## Exercise description
Repeat the lines exactly from the line that contains "Output the web" through the line that contains "const yTicks = [10, 20, 30, 40, 50];"; leave images out and add nothing.
◇ ◇ ◇ ◇ ◇ ◇ ◇
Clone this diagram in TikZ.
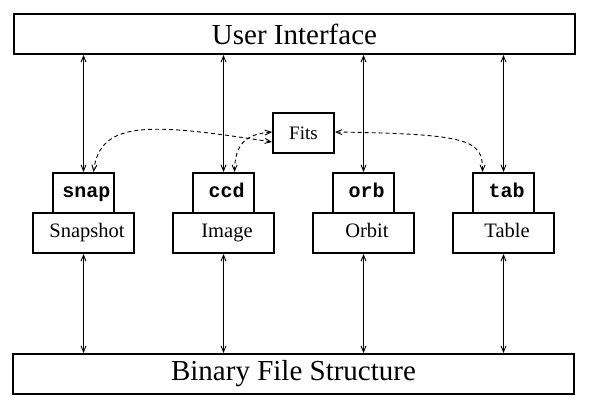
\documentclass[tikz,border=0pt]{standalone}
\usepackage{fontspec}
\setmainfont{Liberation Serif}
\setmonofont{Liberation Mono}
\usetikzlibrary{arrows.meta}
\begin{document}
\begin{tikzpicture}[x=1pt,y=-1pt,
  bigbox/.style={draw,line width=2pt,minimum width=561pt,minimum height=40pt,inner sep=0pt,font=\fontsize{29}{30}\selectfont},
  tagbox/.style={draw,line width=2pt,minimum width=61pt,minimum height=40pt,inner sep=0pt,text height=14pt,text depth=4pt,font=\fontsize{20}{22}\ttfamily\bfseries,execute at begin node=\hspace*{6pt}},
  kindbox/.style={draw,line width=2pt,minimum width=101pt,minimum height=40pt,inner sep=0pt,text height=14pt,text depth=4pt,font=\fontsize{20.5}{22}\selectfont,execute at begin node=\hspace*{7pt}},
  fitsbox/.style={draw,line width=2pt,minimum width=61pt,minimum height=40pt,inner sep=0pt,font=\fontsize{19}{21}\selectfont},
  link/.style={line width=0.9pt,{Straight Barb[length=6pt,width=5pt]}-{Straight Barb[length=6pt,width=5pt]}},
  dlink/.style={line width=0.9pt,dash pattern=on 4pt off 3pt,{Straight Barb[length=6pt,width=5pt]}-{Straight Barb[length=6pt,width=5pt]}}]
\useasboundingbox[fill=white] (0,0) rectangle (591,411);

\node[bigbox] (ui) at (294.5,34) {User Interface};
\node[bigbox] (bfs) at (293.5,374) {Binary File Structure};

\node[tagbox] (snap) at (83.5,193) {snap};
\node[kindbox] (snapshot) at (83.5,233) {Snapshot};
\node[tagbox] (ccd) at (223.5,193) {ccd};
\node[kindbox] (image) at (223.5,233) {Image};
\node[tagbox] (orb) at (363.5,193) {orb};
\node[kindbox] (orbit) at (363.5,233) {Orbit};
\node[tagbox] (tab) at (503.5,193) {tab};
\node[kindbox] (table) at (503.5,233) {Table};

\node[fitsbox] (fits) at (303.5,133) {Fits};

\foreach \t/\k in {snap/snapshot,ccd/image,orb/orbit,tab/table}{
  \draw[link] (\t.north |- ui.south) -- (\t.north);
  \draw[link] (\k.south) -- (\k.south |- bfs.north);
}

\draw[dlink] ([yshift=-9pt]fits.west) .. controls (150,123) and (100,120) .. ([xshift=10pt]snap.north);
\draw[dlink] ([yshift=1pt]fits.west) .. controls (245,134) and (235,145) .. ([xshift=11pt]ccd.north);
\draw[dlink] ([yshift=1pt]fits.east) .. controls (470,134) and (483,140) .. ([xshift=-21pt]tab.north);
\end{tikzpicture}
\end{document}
◇ ◇ ◇ ◇ ◇ ◇ ◇
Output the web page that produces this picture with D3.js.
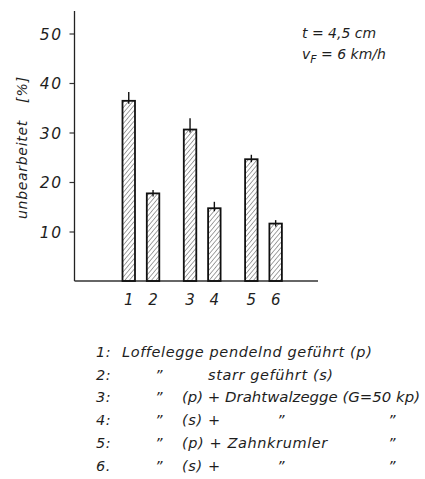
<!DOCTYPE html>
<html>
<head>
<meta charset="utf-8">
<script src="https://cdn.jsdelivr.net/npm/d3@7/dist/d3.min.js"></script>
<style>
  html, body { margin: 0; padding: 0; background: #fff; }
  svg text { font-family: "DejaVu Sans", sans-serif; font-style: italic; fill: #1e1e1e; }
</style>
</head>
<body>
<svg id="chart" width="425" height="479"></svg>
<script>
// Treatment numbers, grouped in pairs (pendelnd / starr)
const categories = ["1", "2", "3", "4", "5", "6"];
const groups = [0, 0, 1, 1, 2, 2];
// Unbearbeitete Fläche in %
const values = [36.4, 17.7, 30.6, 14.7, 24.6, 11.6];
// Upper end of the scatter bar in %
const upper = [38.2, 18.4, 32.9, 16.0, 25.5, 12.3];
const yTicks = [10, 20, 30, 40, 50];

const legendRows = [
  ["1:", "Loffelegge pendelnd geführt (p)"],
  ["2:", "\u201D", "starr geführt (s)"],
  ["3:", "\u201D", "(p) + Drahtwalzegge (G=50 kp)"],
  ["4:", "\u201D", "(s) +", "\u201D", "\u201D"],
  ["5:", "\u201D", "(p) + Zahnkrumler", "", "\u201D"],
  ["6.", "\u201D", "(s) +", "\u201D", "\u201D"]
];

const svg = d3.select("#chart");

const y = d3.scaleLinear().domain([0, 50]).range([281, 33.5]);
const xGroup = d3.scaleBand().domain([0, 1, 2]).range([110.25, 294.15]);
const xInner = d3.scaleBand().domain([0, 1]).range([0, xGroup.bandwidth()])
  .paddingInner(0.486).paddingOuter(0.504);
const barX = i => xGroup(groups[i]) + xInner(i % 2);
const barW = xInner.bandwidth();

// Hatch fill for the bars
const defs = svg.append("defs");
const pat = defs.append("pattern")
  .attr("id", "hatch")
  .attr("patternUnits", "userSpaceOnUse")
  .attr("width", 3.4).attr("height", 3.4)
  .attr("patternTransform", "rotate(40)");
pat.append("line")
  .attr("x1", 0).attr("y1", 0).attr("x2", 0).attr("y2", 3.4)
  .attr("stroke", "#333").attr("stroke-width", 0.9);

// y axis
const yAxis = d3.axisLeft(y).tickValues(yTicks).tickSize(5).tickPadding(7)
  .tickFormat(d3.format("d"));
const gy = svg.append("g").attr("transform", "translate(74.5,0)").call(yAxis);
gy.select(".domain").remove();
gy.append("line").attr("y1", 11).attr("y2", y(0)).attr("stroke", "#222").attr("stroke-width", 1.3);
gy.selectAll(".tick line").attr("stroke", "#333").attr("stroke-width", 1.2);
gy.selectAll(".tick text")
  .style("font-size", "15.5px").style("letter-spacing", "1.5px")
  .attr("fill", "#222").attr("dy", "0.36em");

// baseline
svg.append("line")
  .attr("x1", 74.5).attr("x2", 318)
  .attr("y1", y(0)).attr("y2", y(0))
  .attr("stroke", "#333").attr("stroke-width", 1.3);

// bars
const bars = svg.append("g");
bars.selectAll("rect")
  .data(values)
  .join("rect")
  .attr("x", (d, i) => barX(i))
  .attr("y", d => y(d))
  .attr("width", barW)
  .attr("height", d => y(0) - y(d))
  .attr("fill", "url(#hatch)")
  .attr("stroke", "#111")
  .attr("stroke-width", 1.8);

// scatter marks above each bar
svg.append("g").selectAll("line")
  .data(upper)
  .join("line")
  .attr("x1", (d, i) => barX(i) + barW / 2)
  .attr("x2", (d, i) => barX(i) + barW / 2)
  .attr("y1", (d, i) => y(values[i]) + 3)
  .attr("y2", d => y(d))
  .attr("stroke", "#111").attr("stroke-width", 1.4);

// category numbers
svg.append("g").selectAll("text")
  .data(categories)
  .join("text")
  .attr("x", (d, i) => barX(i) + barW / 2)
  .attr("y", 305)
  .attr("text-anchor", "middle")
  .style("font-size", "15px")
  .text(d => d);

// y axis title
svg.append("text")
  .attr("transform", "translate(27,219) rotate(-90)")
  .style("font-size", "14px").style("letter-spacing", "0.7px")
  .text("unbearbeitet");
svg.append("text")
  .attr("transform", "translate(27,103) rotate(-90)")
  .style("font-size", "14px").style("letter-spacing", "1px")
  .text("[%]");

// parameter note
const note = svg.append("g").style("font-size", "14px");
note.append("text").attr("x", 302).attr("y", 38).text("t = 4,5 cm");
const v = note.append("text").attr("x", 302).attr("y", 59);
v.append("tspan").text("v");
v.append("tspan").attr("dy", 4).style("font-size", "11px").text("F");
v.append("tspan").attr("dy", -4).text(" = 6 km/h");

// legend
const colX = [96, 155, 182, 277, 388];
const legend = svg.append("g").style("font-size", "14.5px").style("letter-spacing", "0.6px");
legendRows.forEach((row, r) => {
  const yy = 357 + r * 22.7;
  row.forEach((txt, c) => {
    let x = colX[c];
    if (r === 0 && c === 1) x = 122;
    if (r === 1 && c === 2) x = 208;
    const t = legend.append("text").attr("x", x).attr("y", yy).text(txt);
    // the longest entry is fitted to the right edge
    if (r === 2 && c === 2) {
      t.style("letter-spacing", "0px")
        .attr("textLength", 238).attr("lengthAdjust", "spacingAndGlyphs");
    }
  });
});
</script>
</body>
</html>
◇ ◇ ◇ ◇ ◇ ◇ ◇
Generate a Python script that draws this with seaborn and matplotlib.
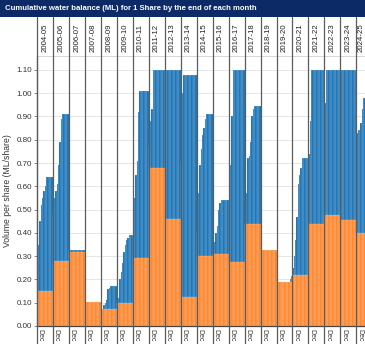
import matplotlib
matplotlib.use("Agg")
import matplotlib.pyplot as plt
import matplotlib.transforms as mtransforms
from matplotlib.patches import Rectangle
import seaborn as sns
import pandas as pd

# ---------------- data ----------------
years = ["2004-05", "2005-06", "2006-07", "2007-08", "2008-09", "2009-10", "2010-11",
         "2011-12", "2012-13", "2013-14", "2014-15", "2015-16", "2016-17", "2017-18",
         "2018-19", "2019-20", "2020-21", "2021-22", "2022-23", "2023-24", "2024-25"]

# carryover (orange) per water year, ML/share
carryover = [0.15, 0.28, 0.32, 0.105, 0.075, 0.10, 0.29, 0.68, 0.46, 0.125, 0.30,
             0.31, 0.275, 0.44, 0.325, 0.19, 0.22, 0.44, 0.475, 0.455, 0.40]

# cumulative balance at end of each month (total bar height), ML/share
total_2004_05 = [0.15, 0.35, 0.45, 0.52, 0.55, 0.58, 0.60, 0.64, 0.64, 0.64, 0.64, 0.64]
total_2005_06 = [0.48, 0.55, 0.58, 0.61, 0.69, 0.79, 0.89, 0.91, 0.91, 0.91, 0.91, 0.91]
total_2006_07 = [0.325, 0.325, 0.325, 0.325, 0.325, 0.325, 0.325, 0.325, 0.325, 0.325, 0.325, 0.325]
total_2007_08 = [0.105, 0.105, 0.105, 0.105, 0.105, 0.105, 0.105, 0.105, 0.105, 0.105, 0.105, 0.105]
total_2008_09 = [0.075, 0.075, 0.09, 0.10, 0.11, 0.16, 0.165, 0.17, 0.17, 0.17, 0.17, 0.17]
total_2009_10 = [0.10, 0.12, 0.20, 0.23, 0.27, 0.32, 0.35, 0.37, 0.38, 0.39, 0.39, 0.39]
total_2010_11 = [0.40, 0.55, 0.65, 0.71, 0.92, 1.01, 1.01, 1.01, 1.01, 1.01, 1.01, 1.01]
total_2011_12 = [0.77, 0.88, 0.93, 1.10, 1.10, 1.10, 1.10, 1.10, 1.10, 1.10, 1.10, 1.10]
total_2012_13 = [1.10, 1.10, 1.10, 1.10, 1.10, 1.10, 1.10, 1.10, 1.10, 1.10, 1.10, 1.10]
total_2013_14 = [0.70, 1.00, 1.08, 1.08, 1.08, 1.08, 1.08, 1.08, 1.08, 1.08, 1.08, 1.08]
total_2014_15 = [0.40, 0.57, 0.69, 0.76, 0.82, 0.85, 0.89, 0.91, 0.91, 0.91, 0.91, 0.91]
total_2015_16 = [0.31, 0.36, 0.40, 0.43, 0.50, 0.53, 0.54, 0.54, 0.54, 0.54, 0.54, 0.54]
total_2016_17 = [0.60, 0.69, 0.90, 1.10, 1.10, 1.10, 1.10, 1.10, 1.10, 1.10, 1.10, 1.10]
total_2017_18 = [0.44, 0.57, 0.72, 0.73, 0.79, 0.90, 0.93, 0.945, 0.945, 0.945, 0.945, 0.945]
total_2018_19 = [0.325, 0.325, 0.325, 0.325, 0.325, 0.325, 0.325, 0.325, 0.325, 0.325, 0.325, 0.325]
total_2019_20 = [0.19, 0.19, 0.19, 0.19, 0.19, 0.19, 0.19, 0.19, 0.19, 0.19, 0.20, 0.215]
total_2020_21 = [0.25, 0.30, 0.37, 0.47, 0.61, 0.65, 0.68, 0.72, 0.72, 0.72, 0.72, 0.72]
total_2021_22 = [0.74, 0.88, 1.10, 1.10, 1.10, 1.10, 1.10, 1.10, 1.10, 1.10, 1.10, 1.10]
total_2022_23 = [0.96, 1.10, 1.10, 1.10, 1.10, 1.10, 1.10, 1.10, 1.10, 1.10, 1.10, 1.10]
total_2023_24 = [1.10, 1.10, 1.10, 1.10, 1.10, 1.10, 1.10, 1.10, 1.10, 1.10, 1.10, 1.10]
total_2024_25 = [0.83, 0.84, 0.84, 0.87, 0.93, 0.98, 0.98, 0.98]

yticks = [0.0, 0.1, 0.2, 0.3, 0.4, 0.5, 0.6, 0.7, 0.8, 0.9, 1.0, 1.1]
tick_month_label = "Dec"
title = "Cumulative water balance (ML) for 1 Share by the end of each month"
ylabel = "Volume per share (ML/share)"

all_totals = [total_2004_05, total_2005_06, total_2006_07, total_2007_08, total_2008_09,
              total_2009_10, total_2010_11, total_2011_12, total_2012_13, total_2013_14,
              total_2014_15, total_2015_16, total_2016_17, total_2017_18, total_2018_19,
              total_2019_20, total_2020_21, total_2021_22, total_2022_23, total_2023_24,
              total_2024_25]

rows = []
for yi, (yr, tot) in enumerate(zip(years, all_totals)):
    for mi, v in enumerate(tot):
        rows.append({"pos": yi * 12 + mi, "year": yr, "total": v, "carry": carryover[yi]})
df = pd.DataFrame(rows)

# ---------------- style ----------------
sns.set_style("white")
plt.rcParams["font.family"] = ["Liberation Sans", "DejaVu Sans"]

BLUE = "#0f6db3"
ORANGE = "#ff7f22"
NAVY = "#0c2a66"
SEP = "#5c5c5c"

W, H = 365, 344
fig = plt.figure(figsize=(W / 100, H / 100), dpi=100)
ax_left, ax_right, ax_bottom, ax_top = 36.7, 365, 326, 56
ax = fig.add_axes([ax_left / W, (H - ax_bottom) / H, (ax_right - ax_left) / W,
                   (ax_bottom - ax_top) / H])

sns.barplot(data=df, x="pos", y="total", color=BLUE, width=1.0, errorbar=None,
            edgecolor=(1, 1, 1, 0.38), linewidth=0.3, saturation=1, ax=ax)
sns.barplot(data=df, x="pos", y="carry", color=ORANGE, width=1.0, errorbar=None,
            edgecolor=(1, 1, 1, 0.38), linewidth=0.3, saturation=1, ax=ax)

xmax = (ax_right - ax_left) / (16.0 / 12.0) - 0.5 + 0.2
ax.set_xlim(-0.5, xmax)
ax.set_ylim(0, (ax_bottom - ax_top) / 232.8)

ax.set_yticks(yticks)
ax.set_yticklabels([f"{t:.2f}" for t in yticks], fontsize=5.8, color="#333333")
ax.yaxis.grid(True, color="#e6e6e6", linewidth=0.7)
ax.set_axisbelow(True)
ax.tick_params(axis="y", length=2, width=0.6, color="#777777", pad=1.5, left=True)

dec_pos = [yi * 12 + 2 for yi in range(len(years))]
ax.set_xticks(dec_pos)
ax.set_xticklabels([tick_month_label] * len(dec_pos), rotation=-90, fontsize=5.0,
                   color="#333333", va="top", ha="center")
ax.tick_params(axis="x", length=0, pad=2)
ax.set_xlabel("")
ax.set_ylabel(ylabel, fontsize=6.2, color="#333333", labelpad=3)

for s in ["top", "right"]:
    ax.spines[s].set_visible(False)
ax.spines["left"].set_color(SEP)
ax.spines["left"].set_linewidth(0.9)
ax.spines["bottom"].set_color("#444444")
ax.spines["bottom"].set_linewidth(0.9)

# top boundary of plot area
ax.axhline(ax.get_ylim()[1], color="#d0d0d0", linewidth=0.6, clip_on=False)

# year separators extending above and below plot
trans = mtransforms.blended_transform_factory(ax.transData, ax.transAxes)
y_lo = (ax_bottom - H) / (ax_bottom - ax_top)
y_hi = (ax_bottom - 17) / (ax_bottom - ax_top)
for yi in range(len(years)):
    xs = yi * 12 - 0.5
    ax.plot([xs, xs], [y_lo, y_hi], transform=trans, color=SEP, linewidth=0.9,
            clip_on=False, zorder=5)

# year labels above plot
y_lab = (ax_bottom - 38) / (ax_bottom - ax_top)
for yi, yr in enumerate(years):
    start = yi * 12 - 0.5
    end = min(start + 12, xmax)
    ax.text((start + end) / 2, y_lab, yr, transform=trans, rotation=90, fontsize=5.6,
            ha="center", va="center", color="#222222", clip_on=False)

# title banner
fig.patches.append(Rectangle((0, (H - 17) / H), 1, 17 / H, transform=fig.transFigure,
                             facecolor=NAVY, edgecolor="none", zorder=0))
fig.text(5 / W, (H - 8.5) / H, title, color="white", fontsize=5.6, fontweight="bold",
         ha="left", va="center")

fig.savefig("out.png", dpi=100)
◇ ◇ ◇ ◇ ◇ ◇ ◇
## Output
Output the web page that produces this picture with D3.js.
<!DOCTYPE html>
<html>
<head>
<meta charset="utf-8">
<script src="https://cdn.jsdelivr.net/npm/d3@7/dist/d3.min.js"></script>
<style>
  html, body { margin: 0; padding: 0; background: #fff; }
  svg text { font-family: "DejaVu Sans", sans-serif; font-style: italic; fill: #1e1e1e; }
</style>
</head>
<body>
<svg id="chart" width="425" height="479"></svg>
<script>
// Treatment numbers, grouped in pairs (pendelnd / starr)
const categories = ["1", "2", "3", "4", "5", "6"];
const groups = [0, 0, 1, 1, 2, 2];
// Unbearbeitete Fläche in %
const values = [36.4, 17.7, 30.6, 14.7, 24.6, 11.6];
// Upper end of the scatter bar in %
const upper = [38.2, 18.4, 32.9, 16.0, 25.5, 12.3];
const yTicks = [10, 20, 30, 40, 50];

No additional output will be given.